Potenzialmente, il debito autorale che Von Trier paga a se stesso (ai film
cioé come "L'elemento del Crimine" che ritorna qui
nella scelta coloristica e nel sovraccarico simbolico) contribuisce ad
appesantire forse la capacità comunicativa dell'opera, come il gioco
a lungo andare eccessivo, dei raccordi di scena volutamente evidenti, o
della steadycam che insegue le persone (non i personaggi, perchè
anche la figura di Jan, un sobrio Stellan
Skarsgard, rimane volutamente stilizzata: essi rifluiscono in
quella cornice cui accennavamo come appunto il tempo storico o la
"folla" nel genere agiografico si ritira a pura
"occasione" dell'agire del santo) e simbolicamente la allontana
mettendole fuori fuoco (segnalando l'urgenza di Von Trier
di entrare fisicamente nel film), ed infine la sgranatura delle
immagini che marca emotivamente le situazioni (interni ed esterni:
nel caso della chiesa anche il carico coloristico).

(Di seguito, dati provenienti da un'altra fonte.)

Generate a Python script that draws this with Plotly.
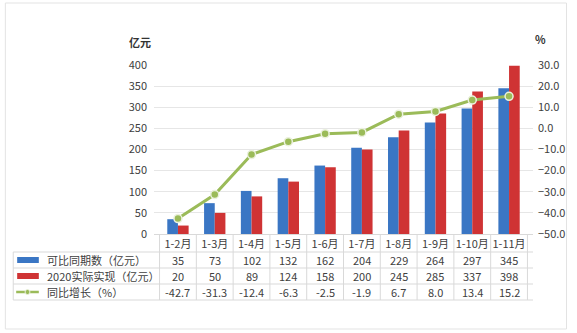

Tutto ciò può avvolgere a spirale (e lo fa) la potenzialmente
infinita analisi critica del film, anche se ad ogni giro di spirale si ha
la sensazione di allontanarsi dal cuore mercé il voluto depistaggio
del regista: come se Von Trier costringesse (più ancora che nel
barocco "L'elemento del crimine") a misurarsi con tutto il
farraginoso armamentario dell'ermeneutica per poi essere costretti (come
nel nostro caso) a deporlo. E a rimanere fastidiosamente prigionieri di
questo amore così risolutamente orizzontale da costringere un Dio a
nascere per sottrarlo al maltrattamento della meschina storia degli uomini.